* START Source material *

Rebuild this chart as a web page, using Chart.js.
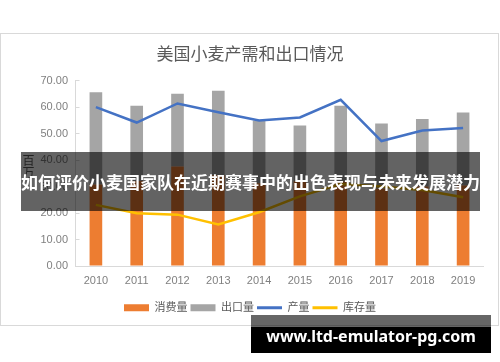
<!DOCTYPE html>
<html>
<head>
<meta charset="utf-8">
<script src="https://cdn.jsdelivr.net/npm/chart.js"></script>
<style>
  html, body { margin: 0; padding: 0; background: #fff; }
  #wrap { position: relative; width: 500px; height: 362px; overflow: hidden; }
  #frame { position: absolute; left: 0; top: 33px; width: 497px; height: 291px; border: 1px solid #d9d9d9; }
  #chart { position: absolute; left: 0; top: 0; }
  #unit { position: absolute; left: 20px; top: 154px; writing-mode: vertical-rl; font: 12px 'Noto Sans CJK SC', sans-serif; color: #595959; }
  #banner { position: absolute; left: 21px; top: 152px; width: 459px; height: 59px; background: rgba(0,0,0,0.61);
            color: #fff; font: bold 17px 'Noto Sans CJK SC', sans-serif; line-height: 59px; text-align: center; white-space: nowrap; }
  #mark { position: absolute; left: 251px; top: 315px; width: 240px; height: 38px;
          background: linear-gradient(rgba(0,0,0,0.6) 0 12px, #000 12px);
          color: #fff; font: bold 16px 'Noto Sans', sans-serif; line-height: 43px; text-align: center; white-space: nowrap; }
</style>
</head>
<body>
<div id="wrap">
  <div id="frame"></div>
  <canvas id="chart" width="500" height="362"></canvas>
  <div id="unit">百万</div>
  <div id="banner">如何评价小麦国家队在近期赛事中的出色表现与未来发展潜力</div>
  <div id="mark">www.ltd-emulator-pg.com</div>
</div>
<script>
// 美国小麦产需和出口情况（百万吨）
const years = ['2010', '2011', '2012', '2013', '2014', '2015', '2016', '2017', '2018', '2019'];
const consumption = [30.8, 32.1, 37.6, 34.3, 31.3, 32.0, 31.9, 29.2, 30.0, 30.4];
const exportVol = [34.8, 28.4, 27.5, 31.9, 23.7, 21.1, 28.6, 24.6, 25.5, 27.6];
const production = [60.0, 54.2, 61.4, 58.1, 55.0, 56.1, 62.8, 47.2, 51.2, 52.1];
const stocks = [23.1, 19.9, 19.4, 15.7, 20.3, 26.3, 31.0, 30.0, 28.7, 26.0];
const yMax = 70;
const yStep = 10;

Chart.defaults.font.family = "'Liberation Sans', 'Noto Sans CJK SC', sans-serif";
Chart.defaults.color = '#808080';

new Chart(document.getElementById('chart'), {
  type: 'bar',
  data: {
    labels: years,
    datasets: [
      { label: '消费量', data: consumption, backgroundColor: '#ED7D31', stack: 'bar', order: 2,
        barPercentage: 0.31, categoryPercentage: 1 },
      { label: '出口量', data: exportVol, backgroundColor: '#A5A5A5', stack: 'bar', order: 2,
        barPercentage: 0.31, categoryPercentage: 1 },
      { label: '产量', type: 'line', data: production, borderColor: '#4472C4', backgroundColor: '#4472C4',
        borderWidth: 2.5, pointRadius: 0, tension: 0, stack: 'p', order: 1 },
      { label: '库存量', type: 'line', data: stocks, borderColor: '#FFC000', backgroundColor: '#FFC000',
        borderWidth: 2.5, pointRadius: 0, tension: 0, stack: 'k', order: 1 }
    ]
  },
  options: {
    responsive: false,
    animation: false,
    layout: { padding: { top: 33, left: 16.5, right: 16.5, bottom: 38.8 } },
    plugins: {
      title: { display: true, text: '美国小麦产需和出口情况', color: '#595959',
               font: { size: 17, weight: 'normal', family: "'Noto Sans CJK SC', sans-serif" },
               padding: { top: 10.3, bottom: 17 } },
      legend: {
        position: 'bottom',
        labels: {
          color: '#595959', font: { size: 11 }, usePointStyle: true, pointStyleWidth: 25, boxHeight: 7, padding: 3,
          generateLabels: chart => chart.data.datasets.map((ds, i) => ({
            text: ds.label,
            fillStyle: ds.type === 'line' ? ds.borderColor : ds.backgroundColor,
            strokeStyle: ds.type === 'line' ? ds.borderColor : ds.backgroundColor,
            lineWidth: ds.type === 'line' ? 3 : 0,
            pointStyle: ds.type === 'line' ? 'line' : 'rect',
            fontColor: '#595959',
            hidden: false,
            datasetIndex: i
          }))
        }
      },
      tooltip: { enabled: false }
    },
    scales: {
      x: {
        stacked: true,
        grid: { display: false, drawTicks: false },
        border: { color: '#d9d9d9', width: 1 },
        ticks: { font: { size: 11 }, padding: 8, color: '#808080' },
        afterFit: s => { s.height = 33.2; }
      },
      y: {
        stacked: true,
        min: 0, max: yMax,
        grid: { drawOnChartArea: false, drawTicks: true, tickLength: -4, color: '#d9d9d9' },
        border: { color: '#d9d9d9', width: 1 },
        ticks: { stepSize: yStep, font: { size: 11 }, padding: 11.5, color: '#808080',
                 callback: v => v.toFixed(2) },
        afterFit: s => { s.width = 59; }
      }
    }
  }
});
</script>
</body>
</html>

* END Source material *

Extract all the data above exactly, excluding every picture.

Rebuild this chart as a web page, using Chart.js.
<!DOCTYPE html>
<html>
<head>
<meta charset="utf-8">
<script src="https://cdn.jsdelivr.net/npm/chart.js"></script>
<style>
  html, body { margin: 0; padding: 0; background: #fff; }
  #wrap { position: relative; width: 500px; height: 362px; overflow: hidden; }
  #frame { position: absolute; left: 0; top: 33px; width: 497px; height: 291px; border: 1px solid #d9d9d9; }
  #chart { position: absolute; left: 0; top: 0; }
  #unit { position: absolute; left: 20px; top: 154px; writing-mode: vertical-rl; font: 12px 'Noto Sans CJK SC', sans-serif; color: #595959; }
  #banner { position: absolute; left: 21px; top: 152px; width: 459px; height: 59px; background: rgba(0,0,0,0.61);
            color: #fff; font: bold 17px 'Noto Sans CJK SC', sans-serif; line-height: 59px; text-align: center; white-space: nowrap; }
  #mark { position: absolute; left: 251px; top: 315px; width: 240px; height: 38px;
          background: linear-gradient(rgba(0,0,0,0.6) 0 12px, #000 12px);
          color: #fff; font: bold 16px 'Noto Sans', sans-serif; line-height: 43px; text-align: center; white-space: nowrap; }
</style>
</head>
<body>
<div id="wrap">
  <div id="frame"></div>
  <canvas id="chart" width="500" height="362"></canvas>
  <div id="unit">百万</div>
  <div id="banner">如何评价小麦国家队在近期赛事中的出色表现与未来发展潜力</div>
  <div id="mark">www.ltd-emulator-pg.com</div>
</div>
<script>
// 美国小麦产需和出口情况（百万吨）
const years = ['2010', '2011', '2012', '2013', '2014', '2015', '2016', '2017', '2018', '2019'];
const consumption = [30.8, 32.1, 37.6, 34.3, 31.3, 32.0, 31.9, 29.2, 30.0, 30.4];
const exportVol = [34.8, 28.4, 27.5, 31.9, 23.7, 21.1, 28.6, 24.6, 25.5, 27.6];
const production = [60.0, 54.2, 61.4, 58.1, 55.0, 56.1, 62.8, 47.2, 51.2, 52.1];
const stocks = [23.1, 19.9, 19.4, 15.7, 20.3, 26.3, 31.0, 30.0, 28.7, 26.0];
const yMax = 70;
const yStep = 10;

Chart.defaults.font.family = "'Liberation Sans', 'Noto Sans CJK SC', sans-serif";
Chart.defaults.color = '#808080';

new Chart(document.getElementById('chart'), {
  type: 'bar',
  data: {
    labels: years,
    datasets: [
      { label: '消费量', data: consumption, backgroundColor: '#ED7D31', stack: 'bar', order: 2,
        barPercentage: 0.31, categoryPercentage: 1 },
      { label: '出口量', data: exportVol, backgroundColor: '#A5A5A5', stack: 'bar', order: 2,
        barPercentage: 0.31, categoryPercentage: 1 },
      { label: '产量', type: 'line', data: production, borderColor: '#4472C4', backgroundColor: '#4472C4',
        borderWidth: 2.5, pointRadius: 0, tension: 0, stack: 'p', order: 1 },
      { label: '库存量', type: 'line', data: stocks, borderColor: '#FFC000', backgroundColor: '#FFC000',
        borderWidth: 2.5, pointRadius: 0, tension: 0, stack: 'k', order: 1 }
    ]
  },
  options: {
    responsive: false,
    animation: false,
    layout: { padding: { top: 33, left: 16.5, right: 16.5, bottom: 38.8 } },
    plugins: {
      title: { display: true, text: '美国小麦产需和出口情况', color: '#595959',
               font: { size: 17, weight: 'normal', family: "'Noto Sans CJK SC', sans-serif" },
               padding: { top: 10.3, bottom: 17 } },
      legend: {
        position: 'bottom',
        labels: {
          color: '#595959', font: { size: 11 }, usePointStyle: true, pointStyleWidth: 25, boxHeight: 7, padding: 3,
          generateLabels: chart => chart.data.datasets.map((ds, i) => ({
            text: ds.label,
            fillStyle: ds.type === 'line' ? ds.borderColor : ds.backgroundColor,
            strokeStyle: ds.type === 'line' ? ds.borderColor : ds.backgroundColor,
            lineWidth: ds.type === 'line' ? 3 : 0,
            pointStyle: ds.type === 'line' ? 'line' : 'rect',
            fontColor: '#595959',
            hidden: false,
            datasetIndex: i
          }))
        }
      },
      tooltip: { enabled: false }
    },
    scales: {
      x: {
        stacked: true,
        grid: { display: false, drawTicks: false },
        border: { color: '#d9d9d9', width: 1 },
        ticks: { font: { size: 11 }, padding: 8, color: '#808080' },
        afterFit: s => { s.height = 33.2; }
      },
      y: {
        stacked: true,
        min: 0, max: yMax,
        grid: { drawOnChartArea: false, drawTicks: true, tickLength: -4, color: '#d9d9d9' },
        border: { color: '#d9d9d9', width: 1 },
        ticks: { stepSize: yStep, font: { size: 11 }, padding: 11.5, color: '#808080',
                 callback: v => v.toFixed(2) },
        afterFit: s => { s.width = 59; }
      }
    }
  }
});
</script>
</body>
</html>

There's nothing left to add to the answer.